Bilgisayarlar, cep telefonları yoktu. Mektuplar, telgraflar, bayramlarda gönderilmek üzere renk renk kartpostallar vardı. Dökerdiniz duygularınız, satırlara" Önce selam edip, büyüklerin ellerinden, küçüklerin gözlerinden öperek başlardınız duygu yüklü mektubunuza. Hele asker mektubu gelmiş ise, annenler zarflarını bile öpüp koklayıp çöpe atmaya kıyamazlardı.
Kocaman binaların yerlerinde bahçeli evlerimiz vardı. Kurbanlarımız orada kesilirdi. Şimdi bağışlarla yerine getiriyoruz bu görevimizi.
Bayramlarda evdeki büyüklerin eli öpülür, sonra hısım akraba ve mahalle büyükleri ziyaret edilirdi. Bayram tatilini fırsat bilip, tatil beldemize kaçmazdık.
Bir başkaydı dostluklar, arkadaşlıklar. O günlerde "İş güç görüşemiyoruz yaa"" denmezdi. İki arkadaş karşılaştıkları zaman 3 – 5 dakika sohbetten sonra "hadi görüşürüz, kendine iyi bak" diyerek ama görüşmemek yoktu.
Arkadaşlar zorda kalanlara hiçbir menfaat gözetmeden yardım edelerdi. Ne dolar vardı, ne euro"

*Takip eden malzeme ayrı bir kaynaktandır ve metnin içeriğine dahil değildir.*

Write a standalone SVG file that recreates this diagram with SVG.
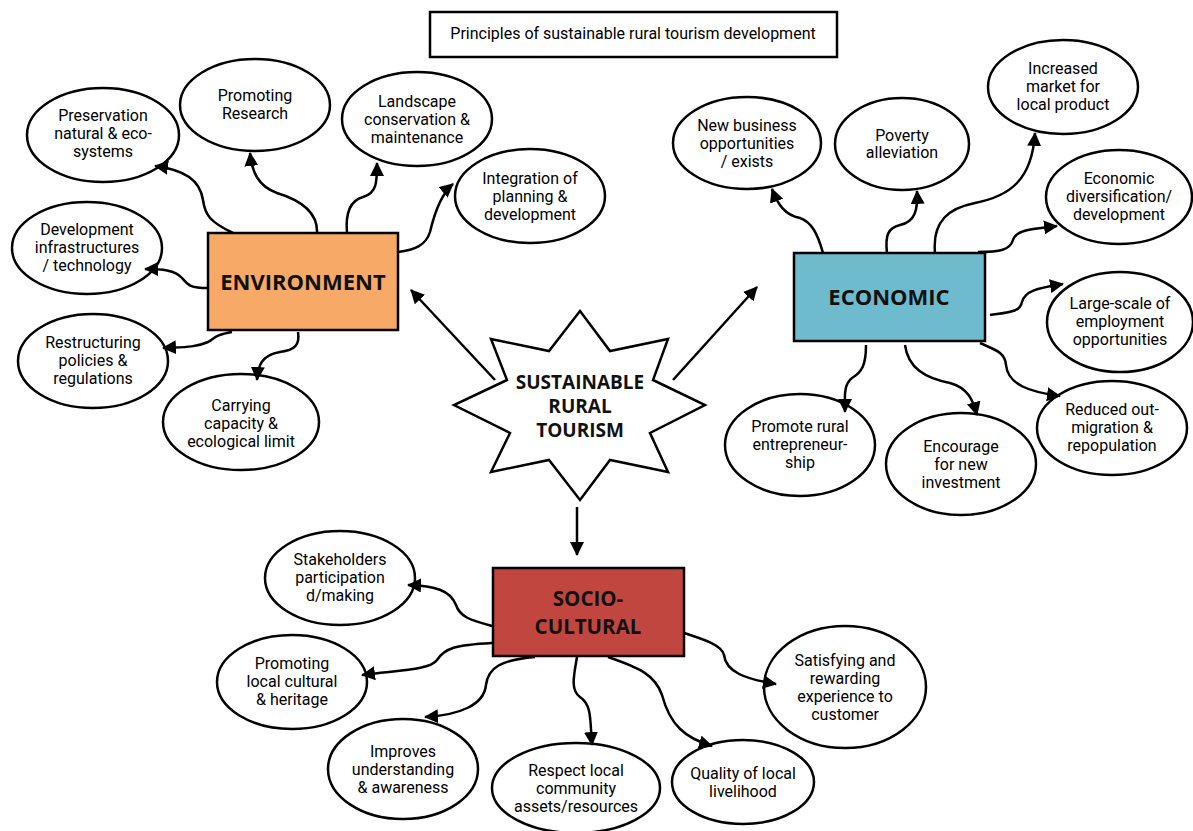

Sonra dostlar arasında yabancı paralar borç verilmeye başlandı. Ama artık yabancı para da pek verilmiyor. Çünkü alınan yerine konmuyor. En yakın dostunu aldatmak bile marifet oldu. Aldatan uyanık, aldatılan iyi yürekli insan ise enayi olurdu.

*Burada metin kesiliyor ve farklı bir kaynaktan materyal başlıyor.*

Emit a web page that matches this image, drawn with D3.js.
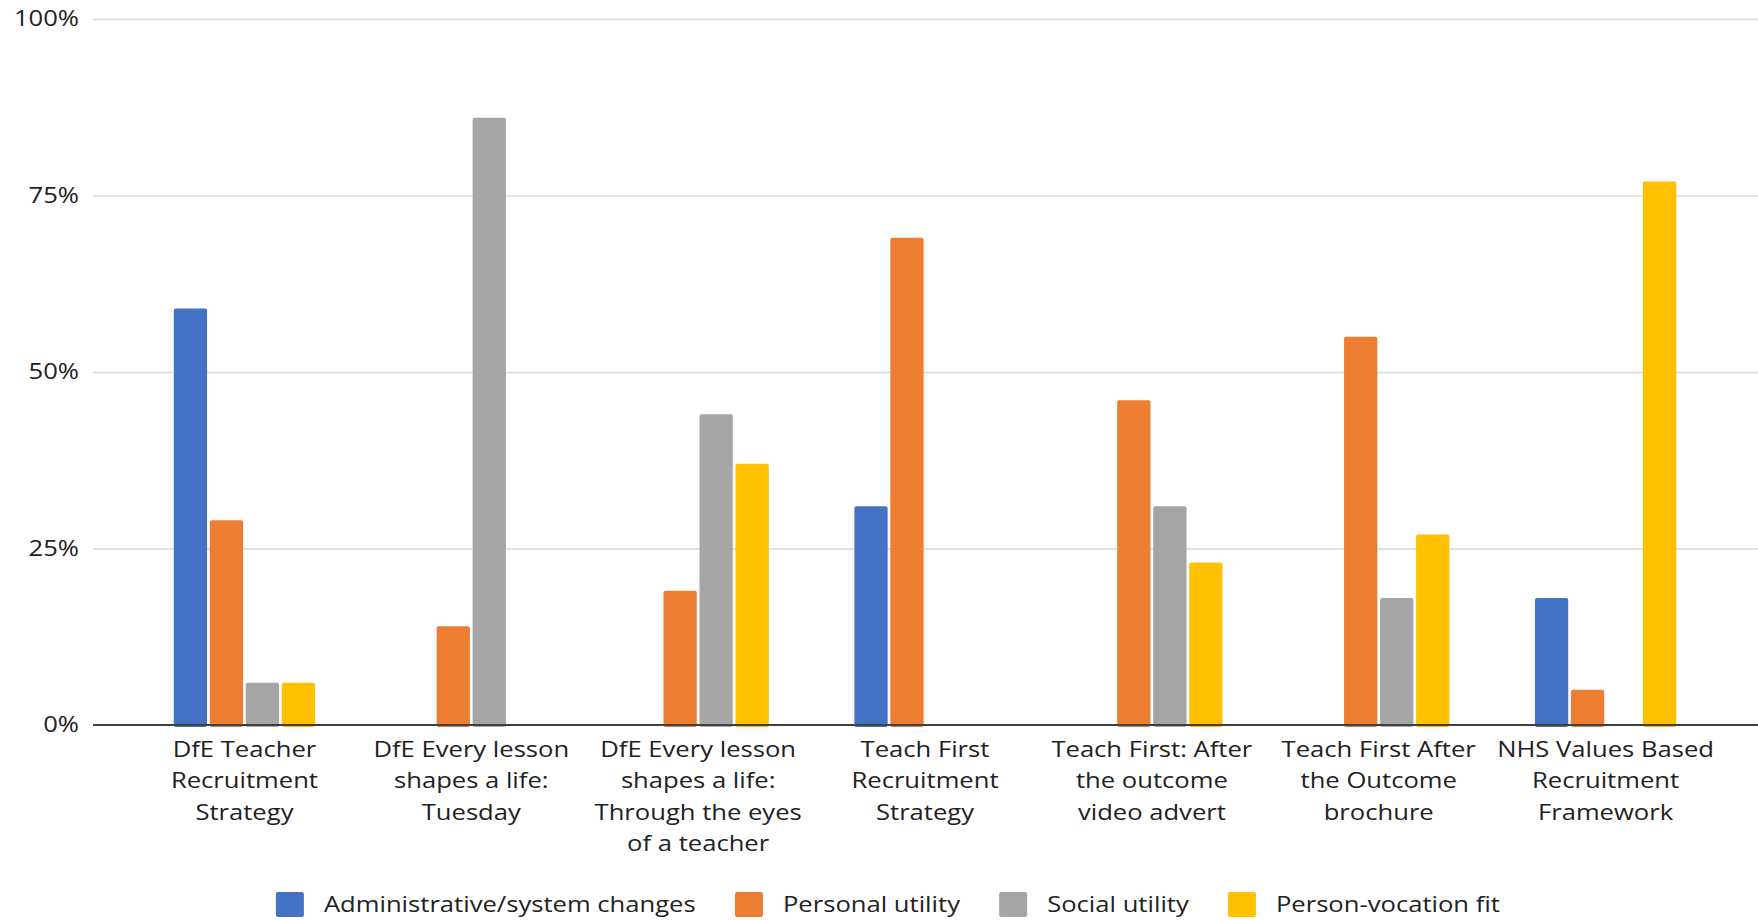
<!DOCTYPE html>
<html>
<head>
<meta charset="utf-8">
<script src="https://cdn.jsdelivr.net/npm/d3@7"></script>
<style>
  body { margin: 0; background: #fff; }
  text { font-family: "Open Sans", sans-serif; fill: #222; }
</style>
</head>
<body>
<svg id="chart"></svg>
<script>
// categories (wrapped the way the chart shows them)
var categories = [
  ["DfE Teacher", "Recruitment", "Strategy"],
  ["DfE Every lesson", "shapes a life:", "Tuesday"],
  ["DfE Every lesson", "shapes a life:", "Through the eyes", "of a teacher"],
  ["Teach First", "Recruitment", "Strategy"],
  ["Teach First: After", "the outcome", "video advert"],
  ["Teach First After", "the Outcome", "brochure"],
  ["NHS Values Based", "Recruitment", "Framework"]
];
var seriesNames = ["Administrative/system changes", "Personal utility", "Social utility", "Person-vocation fit"];
var seriesColors = ["#4472C4", "#ED7D31", "#A5A5A5", "#FFC000"];

// percentages, null = no bar
var adminValues    = [59, null, null, 31, null, null, 18];
var personalValues = [29, 14, 19, 69, 46, 55, 5];
var socialValues   = [6, 86, 44, null, 31, 18, null];
var vocationValues = [6, null, 37, null, 23, 27, 77];

var yTicks = [0, 25, 50, 75, 100];

var W = 1758, H = 920;
var stretch = 1.22;   // the source text is drawn wide
var svg = d3.select("#chart").attr("width", W).attr("height", H);

var allSeries = [adminValues, personalValues, socialValues, vocationValues];
var catIndex = d3.range(categories.length);

var xScale = d3.scaleBand()
    .domain(catIndex)
    .range([131, 1719]);
var x1 = d3.scaleBand()
    .domain(d3.range(seriesNames.length))
    .range([-72, 72])
    .paddingInner(0.075)
    .paddingOuter(0.0375);
var yScale = d3.scaleLinear()
    .domain([0, 100])
    .range([725, 19]);

// gridlines + y labels
var yAxis = svg.append("g")
    .attr("transform", "translate(93,0)")
    .call(d3.axisLeft(yScale)
        .tickValues(yTicks)
        .tickFormat(function(d) { return d + "%"; })
        .tickSize(-(W - 93))
        .tickPadding(14));
yAxis.select(".domain").remove();
yAxis.selectAll(".tick line")
    .attr("stroke", function(d) { return d === 0 ? "none" : "#D9D9D9"; })
    .attr("stroke-width", 1.5);
yAxis.selectAll(".tick text")
    .attr("font-size", 21)
    .attr("font-family", "Open Sans, sans-serif")
    .attr("fill", "#222")
    .attr("x", -14 / stretch)
    .attr("transform", "scale(" + stretch + ",1)");

// bars
var groups = svg.append("g").selectAll("g")
    .data(catIndex)
  .enter().append("g")
    .attr("transform", function(i) { return "translate(" + (xScale(i) + xScale.bandwidth() / 2) + ",0)"; });

groups.selectAll("rect")
    .data(function(i) {
        return allSeries.map(function(s, k) { return {k: k, v: s[i]}; })
            .filter(function(d) { return d.v != null; });
    })
  .enter().append("rect")
    .attr("x", function(d) { return x1(d.k); })
    .attr("width", x1.bandwidth())
    .attr("y", function(d) { return yScale(d.v); })
    .attr("height", function(d) { return yScale(0) - yScale(d.v) + 2; })
    .attr("rx", 2)
    .attr("fill", function(d) { return seriesColors[d.k]; });

// baseline axis
svg.append("line")
    .attr("x1", 93).attr("x2", W)
    .attr("y1", yScale(0)).attr("y2", yScale(0))
    .attr("stroke", "#404040")
    .attr("stroke-width", 2);

// category labels
var labels = svg.append("g").selectAll("text")
    .data(catIndex)
  .enter().append("text")
    .attr("text-anchor", "middle")
    .attr("font-size", 21)
    .attr("transform", function(i) {
        return "translate(" + (xScale(i) + xScale.bandwidth() / 2) + ",757) scale(" + stretch + ",1)";
    });
labels.selectAll("tspan")
    .data(function(i) { return categories[i]; })
  .enter().append("tspan")
    .attr("x", 0)
    .attr("dy", function(d, j) { return j === 0 ? 0 : 31.5; })
    .text(function(d) { return d; });

// legend
var legend = svg.append("g");
var items = legend.selectAll("g")
    .data(seriesNames)
  .enter().append("g");
items.append("rect")
    .attr("width", 28).attr("height", 25)
    .attr("y", 892)
    .attr("rx", 2)
    .attr("fill", function(d, k) { return seriesColors[k]; });
items.append("text")
    .attr("font-size", 21)
    .text(function(d) { return d; });

var pos = 0;
items.each(function() {
    var g = d3.select(this);
    var tw = g.select("text").node().getComputedTextLength() * stretch;
    g.select("rect").attr("x", pos);
    g.select("text").attr("transform", "translate(" + (pos + 48) + ",912) scale(" + stretch + ",1)");
    pos += 48 + tw + 39;
});
var total = pos - 39;
legend.attr("transform", "translate(" + (888 - total / 2) + ",0)");
</script>
</body>
</html>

Eskiden uyanıklar yok muydu? Elbette vardı, ama çok azdı. Şimdi yardımlaşan yok mu? Elbette var ama o da azaldı. Eskiden uyanık yok muydu? Diyince aklıma bir hatıram geldi.
Apartmanımızın giriş katında yaşlı bir teyzemiz vardı. Görünüşte katı kuralları olan asık suratlı ama aslında yardımsever ve yufka yürekli bir insandı.

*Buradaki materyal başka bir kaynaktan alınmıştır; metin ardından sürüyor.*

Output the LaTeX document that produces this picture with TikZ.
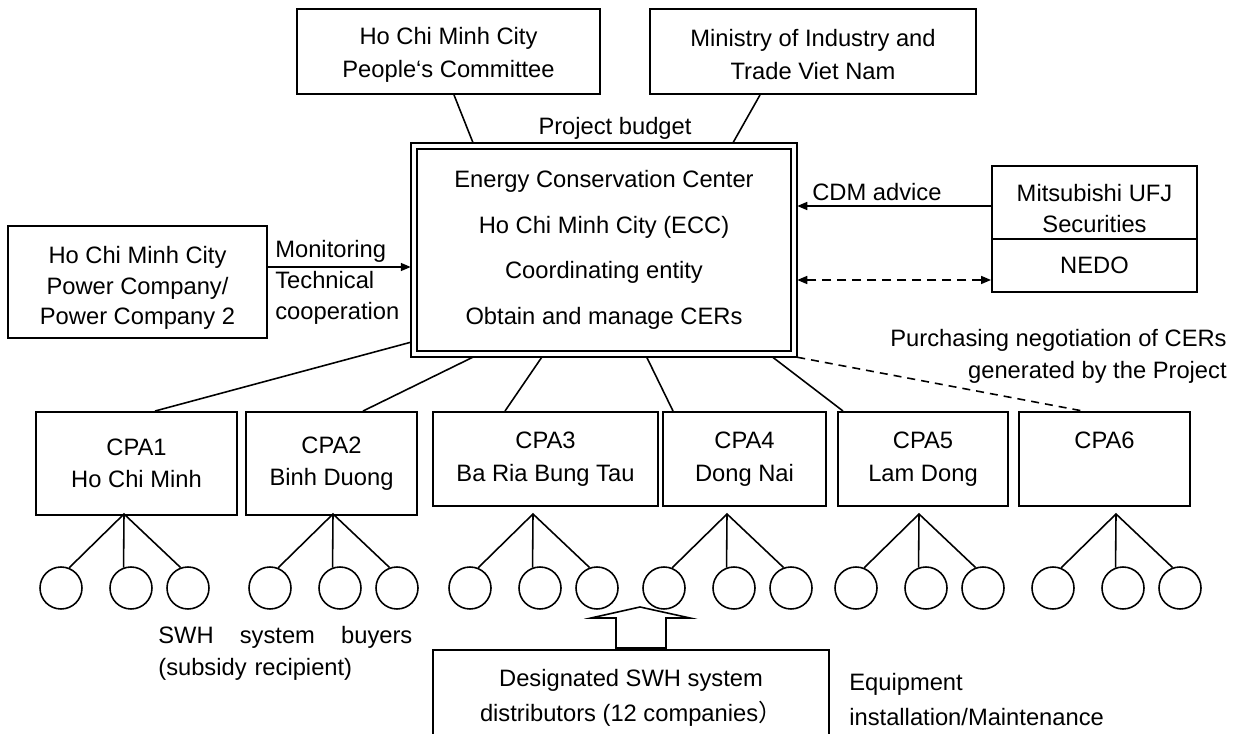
\documentclass[tikz,border=0pt]{standalone}
\usepackage{fontspec}
\setmainfont{Liberation Sans}
\newfontfamily\cjk{Noto Sans CJK SC}
\usetikzlibrary{positioning,arrows.meta}

\tikzset{
  every node/.style={font=\fontsize{13.5}{18.5}\selectfont},
  box/.style={draw, line width=1.1pt, align=center, inner sep=0pt},
  buyer/.style={draw, circle, line width=0.9pt, minimum size=0.84cm, inner sep=0pt},
  link/.style={line width=0.9pt},
  >={Triangle[length=0.2cm, width=0.16cm]}
}

\begin{document}
\begin{tikzpicture}
\useasboundingbox (0,0) rectangle (24.74,14.66);
\fill[white] (0,0) rectangle (24.74,14.66);

% funding side
\node[box, minimum width=6.06cm, minimum height=1.70cm, font=\fontsize{13.5}{19}\selectfont] (pcm) at (8.97, 13.63) {\rule{0pt}{13.5pt}Ho Chi Minh City\\People‘s Committee};
\node[box, minimum width=6.52cm, minimum height=1.70cm, font=\fontsize{13.5}{19}\selectfont] (moit) at (16.26, 13.63) {\rule{0pt}{13.5pt}Ministry of Industry and\\Trade Viet Nam};
\node (budget) at (12.30, 12.10) {Project budget};

% coordinating entity
\node[box, double, double distance=0.08cm, outer sep=0.06cm, minimum width=7.61cm, minimum height=4.17cm,
      font=\fontsize{13.5}{26}\selectfont] (ecc) at (12.08, 9.66)
  {Energy Conservation Center\\Ho Chi Minh City (ECC)\\Coordinating entity\\Obtain and manage CERs};

\draw[link] ([xshift=0.11cm]pcm.south) -- ([xshift=-2.62cm]ecc.north);
\draw[link] ([xshift=-1.06cm]moit.south) -- ([xshift=2.58cm]ecc.north);

% power company
\node[box, minimum width=5.18cm, minimum height=2.24cm, font=\fontsize{13.5}{17.4}\selectfont] (pow) at (2.75, 9.02)
  {\rule{0pt}{16.5pt}Ho Chi Minh City\\Power Company/\\Power Company 2};
\draw[link, ->] ([yshift=0.3cm]pow.east) -- ([yshift=0.3cm]pow.east -| ecc.west);
\node[anchor=west, align=left, inner sep=0pt, font=\fontsize{13.5}{17.6}\selectfont] (mon) at (5.50, 9.02)
  {Monitoring\\Technical\\cooperation};

% advisers
\node[box, minimum width=4.10cm, minimum height=1.46cm, font=\fontsize{13.5}{17.6}\selectfont] (mufj) at (21.89, 10.61)
  {\rule{0pt}{16.5pt}Mitsubishi UFJ\\Securities};
\node[box, minimum width=4.10cm, minimum height=1.06cm, below=-1.1pt of mufj] (nedo) {NEDO};
\draw[link, ->] ([yshift=-0.07cm]mufj.west) -- ([yshift=-0.07cm]mufj.west -| ecc.east);
\node[anchor=west, inner sep=0pt] (cdm) at (16.24, 10.82) {CDM advice};
\draw[link, dashed, dash pattern=on 0.18cm off 0.12cm, <->] ([yshift=-0.29cm]nedo.west) -- ([yshift=-0.29cm]nedo.west -| ecc.east);
\node[anchor=east, align=right, inner sep=0pt] (buy) at (24.54, 7.53)
  {Purchasing negotiation of CERs\\generated by the Project};

% CPAs
\node[box, minimum width=4.02cm, minimum height=2.06cm] (cpa1) at (2.73, 5.39) {CPA1\\Ho Chi Minh};
\node[box, minimum width=3.42cm, minimum height=2.06cm] (cpa2) at (6.63, 5.39) {CPA2\\Binh Duong};
\node[box, minimum width=4.50cm, minimum height=1.88cm] (cpa3) at (10.91, 5.48) {CPA3\\Ba Ria Bung Tau};
\node[box, minimum width=3.26cm, minimum height=1.88cm] (cpa4) at (14.89, 5.48) {CPA4\\Dong Nai};
\node[box, minimum width=3.40cm, minimum height=1.88cm] (cpa5) at (18.46, 5.48) {CPA5\\Lam Dong};
\node[box, minimum width=3.42cm, minimum height=1.88cm] (cpa6) at (22.09, 5.48) {CPA6\\\phantom{Lam Dong}};

\draw[link] ([yshift=0.3cm]ecc.south west) -- ([xshift=0.37cm]cpa1.north);
\draw[link] ([xshift=1.24cm]ecc.south west) -- ([xshift=0.63cm]cpa2.north);
\draw[link] ([xshift=2.62cm]ecc.south west) -- ([xshift=-0.81cm]cpa3.north);
\draw[link] ([xshift=4.72cm]ecc.south west) -- ([xshift=-1.43cm]cpa4.north);
\draw[link] ([xshift=7.24cm]ecc.south west) -- ([xshift=-1.60cm]cpa5.north);
\draw[link, dashed, dash pattern=on 0.16cm off 0.12cm] (ecc.south east) -- ([xshift=-0.43cm]cpa6.north);

% buyers under each CPA
\foreach \i/\ax in {1/2.48, 2/6.66, 3/10.66, 4/14.54, 5/18.38, 6/22.32} {
  \coordinate (f\i) at (\ax, 4.38);
  \node[buyer] (b\i-1) at (\ax-1.26, 2.90) {};
  \node[buyer] (b\i-2) at (\ax+0.14, 2.90) {};
  \node[buyer] (b\i-3) at (\ax+1.28, 2.90) {};
  \draw[link] (b\i-1.68) -- (f\i) -- (b\i-3.110);
  \draw[link] (f\i) -- (b\i-2.110);
}
\node[anchor=west, align=left, inner sep=0pt, text width=5.08cm] (swh) at (3.16, 1.59)
  {SWH\hfill system\hfill buyers\\(subsidy recipient)};

% distributors
\node[box, minimum width=7.92cm, minimum height=1.90cm, font=\fontsize{13.5}{20}\selectfont] (dist) at (12.62, 0.71)
  {Designated SWH system\\distributors (12 companies{\cjk ）}};
\draw[line width=0.9pt] (12.32,1.70) -- (12.32,2.30) -- (11.82,2.30) -- (12.80,2.52)
  -- (13.80,2.30) -- (13.32,2.30) -- (13.32,1.70) -- cycle;
\node[anchor=west, align=left, inner sep=0pt, font=\fontsize{13.5}{20}\selectfont] (equip) at (16.98, 0.67)
  {Equipment\\installation/Maintenance};
\end{tikzpicture}
\end{document}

Bodrum katında da oldukça uyanık bir başka komşumuz vardı. Hem de az uyanıklardan değildi. Kendince şeytana pabucu ters giydirenlerdendi.
Bir gün uyanık komşu, yaşlı teyzeden borç para ister. Teyze bildiği halde dayanamaz parayı verir. Aradan aylar geçer, tabi para ödenmemiştir. Eh yaşlı teyzemiz unutmuştur. Bizim uyanık komşu, yaşlı komşuya gider, tekrar para ister. Teyze "tabi yavrum, halıyı kaldır, altından parayı al" der. Bizim uyanık iştahla halıyı kaldırır ama para yoktur. Paranın orda olmadığını söyler. Yaşlı teyze cevabı yapıştırır. "Zamanında aldığını yerine koysaydın şimdi orda bulurdun, aldığını koymamışsın ki; bulamadın yavrum" der.
Ne dersiniz, aldığımızı yerine koyuyor muyuz?
Aslında o teyzeler hala var. Var ama uyanıklar çoğaldı, aldığını yerine koyanlar azaldı.
Hayatımız bugün daha kolaylaştı, daha rahat yaşamaya başladık, ama birtakım değerlerimizi kayıp mı ettik acaba?